Bingham was finally made Lieutenant on 28 April 1821 and was appointed to H.M.S. Myrmidon, 22, (Capt. Henry Leeke). on the coast of Africa. While employed in the boats, as First-Lieutenant, at the capture of two heavily armed slaver ships, Bingham was very severely wounded by grapeshot, which, entering the left side of his chest, passed along his arm as far as the elbow, and was not extracted for ten days. In consequence of his wound and exhaustion brought about by the fitting out the two captured ships, he suffered a severe attack of fever, and in December 1821, was invalided home.

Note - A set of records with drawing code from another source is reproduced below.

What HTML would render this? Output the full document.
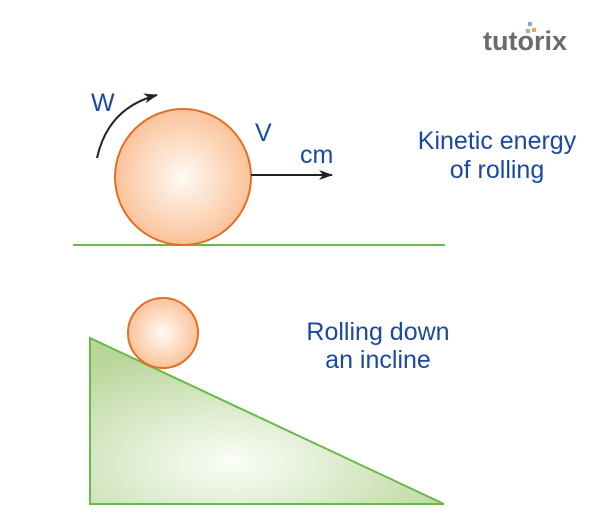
<!DOCTYPE html>
<html><head><style>body{margin:0;background:#fff}svg{display:block}</style></head><body>
<svg width="600" height="526" xmlns="http://www.w3.org/2000/svg" font-family="Liberation Sans, sans-serif">
<defs>
<radialGradient id="o" cx="50%" cy="50%" r="50%"><stop offset="0" stop-color="#fffaf5"/><stop offset="1" stop-color="#fac39a"/></radialGradient>
<radialGradient id="g" cx="0.4" cy="0.75" r="0.7"><stop offset="0" stop-color="#fbfdf8"/><stop offset="1" stop-color="#b9d69a"/></radialGradient>
<marker id="a" markerWidth="14" markerHeight="10" refX="13" refY="5" orient="auto" markerUnits="userSpaceOnUse"><path d="M0,0 L14,5 L0,10 L4,5z" fill="#222"/></marker>
</defs>
<text x="483" y="50" font-size="27" font-weight="bold" fill="#6b6b6b">tutorix</text>
<rect x="528" y="22" width="4" height="4" fill="#8fa6e0"/><rect x="532" y="28" width="4" height="4" fill="#f0a860"/><rect x="526" y="29" width="4" height="4" fill="#8cc870"/>
<line x1="73" y1="245" x2="445" y2="245" stroke="#6ab84a" stroke-width="2"/>
<circle cx="183" cy="177" r="68" fill="url(#o)" stroke="#e07028" stroke-width="2"/>
<line x1="251" y1="175" x2="332" y2="175" stroke="#222" stroke-width="2" marker-end="url(#a)"/>
<path d="M97,158 Q108,108 157,95" fill="none" stroke="#222" stroke-width="2" marker-end="url(#a)"/>
<g fill="#1a4aa0" font-size="25">
<text x="91" y="111">W</text>
<text x="255" y="141">V</text>
<text x="300" y="163">cm</text>
<text x="497" y="149" text-anchor="middle">Kinetic energy</text>
<text x="497" y="178" text-anchor="middle">of rolling</text>
<text x="378" y="340" text-anchor="middle">Rolling down</text>
<text x="378" y="368" text-anchor="middle">an incline</text>
</g>
<polygon points="90,338 90,504 444,504" fill="url(#g)" stroke="#6ab84a" stroke-width="2"/>
<circle cx="163" cy="333" r="35" fill="url(#o)" stroke="#e07028" stroke-width="2"/>
</svg>
</body></html>
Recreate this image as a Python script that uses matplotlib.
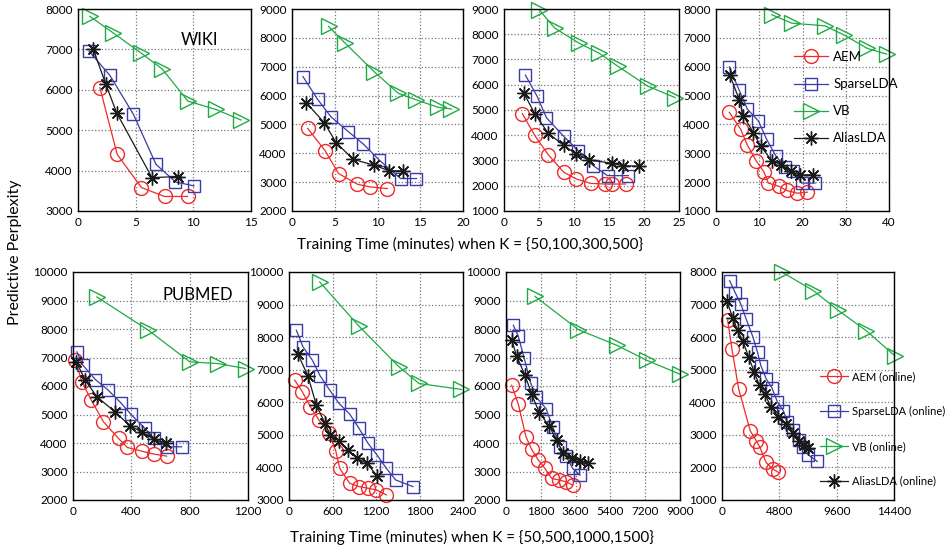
import matplotlib
matplotlib.use('Agg')
import matplotlib.pyplot as plt

plt.rcParams['font.family'] = ['Lato', 'DejaVu Sans']

# ---- WIKI, K = 50 ----
w50_aem_x = [1.9, 3.4, 5.5, 7.5, 9.5]
w50_aem_y = [6050, 4400, 3580, 3360, 3360]
w50_sp_x = [0.96, 2.77, 4.81, 6.76, 8.45, 10.06]
w50_sp_y = [6955, 6354, 5391, 4156, 3720, 3621]
w50_vb_x = [1.02, 3.06, 5.45, 7.29, 9.53, 11.95, 14.14]
w50_vb_y = [7819, 7407, 6914, 6519, 5720, 5514, 5251]
w50_al_x = [1.31, 2.42, 3.35, 6.41, 8.69]
w50_al_y = [7012, 6132, 5432, 3827, 3852]

# ---- WIKI, K = 100 ----
w100_aem_x = [1.83, 3.88, 5.44, 7.65, 9.13, 11.15]
w100_aem_y = [4863, 4087, 3299, 2928, 2835, 2777]
w100_sp_x = [1.28, 2.99, 4.54, 6.60, 8.35, 10.21, 12.70, 14.56]
w100_sp_y = [6659, 5871, 5269, 4747, 4319, 3763, 3125, 3125]
w100_vb_x = [4.27, 6.21, 9.59, 12.43, 14.56, 17.09, 18.64]
w100_vb_y = [8397, 7818, 6833, 6080, 5848, 5593, 5535]
w100_al_x = [1.67, 3.77, 5.17, 7.18, 9.59, 11.38, 13.01]
w100_al_y = [5756, 5060, 4365, 3786, 3589, 3392, 3392]

# ---- WIKI, K = 300 ----
w300_aem_x = [2.62, 4.39, 6.30, 8.54, 10.35, 12.36, 14.41, 15.36, 17.37]
w300_aem_y = [4857, 3993, 3236, 2533, 2267, 2094, 2068, 2068, 2068]
w300_sp_x = [3.05, 4.72, 6.06, 8.54, 10.59, 12.74, 14.79, 17.75]
w300_sp_y = [6384, 5547, 4697, 3954, 3396, 2798, 2400, 2400]
w300_vb_x = [5.01, 7.25, 10.73, 13.60, 16.22, 20.52, 24.43]
w300_vb_y = [8973, 8243, 7645, 7247, 6742, 5946, 5494]
w300_al_x = [2.81, 4.39, 6.30, 8.54, 10.26, 12.17, 15.36, 16.94, 19.32]
w300_al_y = [5680, 4857, 4086, 3595, 3263, 3024, 2891, 2798, 2772]

# ---- WIKI, K = 500 ----
w500_aem_x = [3.08, 5.70, 7.24, 9.24, 11.09, 12.10, 14.64, 16.33, 18.80, 21.11]
w500_aem_y = [4418, 3834, 3286, 2749, 2352, 1967, 1851, 1711, 1617, 1652]
w500_sp_x = [3.08, 5.32, 7.24, 9.78, 11.71, 13.87, 15.95, 17.87, 19.80, 22.88]
w500_sp_y = [5993, 5200, 4534, 4126, 3484, 2901, 2527, 2376, 1967, 1967]
w500_vb_x = [12.87, 17.49, 25.19, 29.58, 34.98, 39.45]
w500_vb_y = [7802, 7510, 7417, 7102, 6635, 6436]
w500_al_x = [3.24, 5.39, 6.32, 8.63, 10.32, 12.87, 14.95, 17.26, 19.41, 22.34]
w500_al_y = [5701, 4849, 4301, 3718, 3251, 2749, 2609, 2376, 2236, 2259]

# ---- PUBMED, K = 50 (online) ----
p50_aem_x = [16, 61, 123, 209, 312, 373, 471, 556, 642]
p50_aem_y = [6904, 6145, 5526, 4743, 4159, 3843, 3715, 3610, 3540]
p50_sp_x = [27, 68, 153, 237, 328, 396, 494, 556, 643, 745]
p50_sp_y = [7196, 6729, 6227, 5876, 5409, 5012, 4509, 4159, 3867, 3867]
p50_vb_x = [164, 517, 801, 995, 1184]
p50_vb_y = [9124, 7956, 6846, 6787, 6612]
p50_al_x = [23, 84, 164, 289, 392, 471, 556, 635]
p50_al_y = [6846, 6203, 5619, 5093, 4591, 4393, 4124, 4007]

# ---- PUBMED, K = 500 ----
p500_aem_x = [78, 184, 294, 414, 552, 644, 699, 837, 966, 1090, 1205, 1343]
p500_aem_y = [6680, 6323, 5863, 5455, 5046, 4515, 3973, 3514, 3412, 3361, 3310, 3156]
p500_sp_x = [101, 193, 322, 432, 561, 690, 837, 966, 1090, 1214, 1342, 1471, 1710]
p500_sp_y = [8212, 7702, 7293, 6803, 6374, 5965, 5638, 5199, 4740, 4382, 3973, 3616, 3412]
p500_vb_x = [423, 966, 1517, 1793, 2377]
p500_vb_y = [9694, 8335, 7089, 6578, 6394]
p500_al_x = [124, 262, 377, 492, 570, 690, 814, 938, 1076, 1214]
p500_al_y = [7477, 6803, 5914, 5373, 4995, 4821, 4535, 4280, 4127, 3739]

# ---- PUBMED, K = 1000 ----
p1000_aem_x = [293, 638, 1034, 1328, 1672, 2017, 2362, 2759, 3103, 3448]
p1000_aem_y = [6028, 5362, 4217, 3773, 3400, 3107, 2757, 2699, 2640, 2523]
p1000_sp_x = [379, 638, 931, 1276, 1552, 2069, 2414, 2793, 3103, 3448, 3828]
p1000_sp_y = [8131, 7745, 6998, 6110, 5619, 5210, 4568, 3867, 3540, 3107, 2874]
p1000_vb_x = [1500, 3741, 5724, 7276, 9000]
p1000_vb_y = [9147, 7979, 7430, 6904, 6414]
p1000_al_x = [293, 552, 983, 1328, 1724, 2241, 2621, 2966, 3397, 3828, 4259]
p1000_al_y = [7629, 7044, 6379, 5713, 5058, 4591, 4100, 3633, 3458, 3376, 3283]

# ---- PUBMED, K = 1500 ----
p1500_aem_x = [473, 834, 1390, 2363, 2864, 3142, 3698, 4254, 4726]
p1500_aem_y = [6518, 5635, 4416, 3127, 2822, 2640, 2152, 1949, 1848]
p1500_sp_x = [639, 1112, 1585, 2030, 2586, 2975, 3253, 3698, 4170, 4643, 5143,
              5477, 5922, 6478, 6811, 7228, 7979]
p1500_sp_y = [7736, 7360, 7005, 6548, 6010, 5533, 5127, 4721, 4447, 4010, 3736,
              3401, 3147, 2843, 2640, 2386, 2183]
p1500_vb_x = [5004, 7645, 9730, 12093, 14456]
p1500_vb_y = [8000, 7431, 6822, 6193, 5431]
p1500_al_x = [417, 890, 1307, 1751, 2224, 2697, 3142, 3614, 4087, 4726, 5366,
              5977, 6478, 6867, 7228]
p1500_al_y = [7107, 6599, 6213, 5868, 5401, 4924, 4518, 4244, 3858, 3553, 3330,
              3046, 2822, 2690, 2589]

xticks_list = [[0, 5, 10, 15], [0, 5, 10, 15, 20], [0, 5, 10, 15, 20, 25], [0, 10, 20, 30, 40],
               [0, 400, 800, 1200], [0, 600, 1200, 1800, 2400],
               [0, 1800, 3600, 5400, 7200, 9000], [0, 4800, 9600, 14400]]
ylims = [(3000, 8000), (2000, 9000), (1000, 9000), (1000, 8000),
         (2000, 10000), (3000, 10000), (2000, 10000), (1000, 8000)]

panels = [
    (w50_aem_x, w50_aem_y, w50_sp_x, w50_sp_y, w50_vb_x, w50_vb_y, w50_al_x, w50_al_y),
    (w100_aem_x, w100_aem_y, w100_sp_x, w100_sp_y, w100_vb_x, w100_vb_y, w100_al_x, w100_al_y),
    (w300_aem_x, w300_aem_y, w300_sp_x, w300_sp_y, w300_vb_x, w300_vb_y, w300_al_x, w300_al_y),
    (w500_aem_x, w500_aem_y, w500_sp_x, w500_sp_y, w500_vb_x, w500_vb_y, w500_al_x, w500_al_y),
    (p50_aem_x, p50_aem_y, p50_sp_x, p50_sp_y, p50_vb_x, p50_vb_y, p50_al_x, p50_al_y),
    (p500_aem_x, p500_aem_y, p500_sp_x, p500_sp_y, p500_vb_x, p500_vb_y, p500_al_x, p500_al_y),
    (p1000_aem_x, p1000_aem_y, p1000_sp_x, p1000_sp_y, p1000_vb_x, p1000_vb_y, p1000_al_x, p1000_al_y),
    (p1500_aem_x, p1500_aem_y, p1500_sp_x, p1500_sp_y, p1500_vb_x, p1500_vb_y, p1500_al_x, p1500_al_y),
]

W, H = 946., 550.
# axes boxes in pixels: left, right, top, bottom
boxes = [(78, 251, 9, 211), (292, 463, 9, 211), (504, 679, 9, 211), (716, 889, 9, 211),
         (73, 248, 272, 500), (289, 463, 272, 500), (506, 680, 272, 500), (722, 894, 272, 500)]

c_aem = '#ee2a2a'
c_sp = '#3b3ba6'
c_vb = '#1faa45'
c_al = '#1a1a1a'

fig = plt.figure(figsize=(W / 100, H / 100), dpi=100)
axes = []
for i, (l, r, t, b) in enumerate(boxes):
    ax = fig.add_axes([l / W, 1 - b / H, (r - l) / W, (b - t) / H])
    d = panels[i]
    online = ' (online)' if i >= 4 else ''
    ax.plot(d[0], d[1], color=c_aem, lw=0.9, marker='o', ms=10, mfc='none', mew=1.0,
            label='AEM' + online, clip_on=False)
    ax.plot(d[2], d[3], color=c_sp, lw=0.9, marker='s', ms=9, mfc='none', mew=1.0,
            label='SparseLDA' + online, clip_on=False)
    ax.plot(d[4], d[5], color=c_vb, lw=0.9, marker='>', ms=12, mfc='none', mew=1.0,
            label='VB' + online, clip_on=False)
    ax.plot(d[6], d[7], color=c_al, lw=0.9, marker=(8, 2, 0), ms=10, mew=1.0,
            label='AliasLDA' + online, clip_on=False)
    xt = xticks_list[i]
    ax.set_xlim(xt[0], xt[-1])
    ax.set_xticks(xt)
    ax.set_ylim(*ylims[i])
    ax.set_yticks(range(ylims[i][0], ylims[i][1] + 1, 1000))
    ax.grid(True, linestyle=':', color='#777777', linewidth=0.9)
    ax.tick_params(length=0, labelsize=8.5, pad=4)
    for s in ax.spines.values():
        s.set_linewidth(1.0)
        s.set_color('black')
    axes.append(ax)

axes[0].text(0.705, 0.847, 'WIKI', transform=axes[0].transAxes, ha='center', va='center',
             fontsize=12)
axes[4].text(0.71, 0.9, 'PUBMED', transform=axes[4].transAxes, ha='center', va='center',
             fontsize=12)

axes[3].legend(loc='upper left', bbox_to_anchor=(0.41, 0.825), frameon=False, fontsize=9.5,
               handlelength=2.6, labelspacing=1.15, handletextpad=0.4, borderpad=0)
axes[7].legend(loc='upper left', bbox_to_anchor=(0.54, 0.59), frameon=False, fontsize=8,
               handlelength=2.5, labelspacing=2.15, handletextpad=0.35, borderpad=0)

fig.text(470 / W, 1 - 244 / H, 'Training Time (minutes) when K = {50,100,300,500}',
         ha='center', va='center', fontsize=11)
fig.text(472 / W, 1 - 537 / H, 'Training Time (minutes) when K = {50,500,1000,1500}',
         ha='center', va='center', fontsize=11)
fig.text(15 / W, 1 - 252 / H, 'Predictive Perplexity', rotation=90, ha='center', va='center',
         fontsize=11.5)

fig.savefig('out.png', dpi=100)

On 20 March 1823, he was appointed to the Trafalgar veteran H.M.S. Revenge, 76, in the Mediterranean, then flying the flag of Sir Harry Neale as Commander-in-Chief Mediterranean. In December 1826 Sir Edward Codrington succeeded Neale, with Bingham as his Flag-Lieutenant. He was promoted out of H.M.S. Revenge in April, 1827, before quitting the Service altogether.

In the early 1830s Bingham entered foreign service as the commander of the Donna Maria (42-guns) in the small fleet of the ex-Emperor of Brazil, Dom Pedro, who was attempting to install his daughter Dona Maria II, as the rightful Queen of Portugal in place of his brother Dom Miguel. He was praised by Trafalgar veteran Admiral George Sartorious commanding Her Faithful Majesty’s fleet, for his gallantry and enterprise during an engagement with a Miguelite squadron in September 1832. The admiral’s own poor performance in the engagement however caused a group of British seamen to state they would fight under Bingham but not the Admiral. Bingham did what he could to support Sartorious, but his efforts were not only ignored. Sartorious had him arrested on charges of theft and had him thrown into a prison full of murderers and thieves. Bingham was cleared of all charges by a subsequent Portuguese court martial and at the insistence of his friends published an account of his adventures as ‘A narrative of the naval part of the expedition to Portugal, and a vindication of himself against the aspersions of Vice-Admiral Sartorious’. For his services in Portugal, he was made made a Knight of the Tower and Sword.

In 1842, Bingham became an Inspecting Commander in H.M. Coast Guard. A sometime resident of Park Walk, Chelsea, he married twice and had one daughter.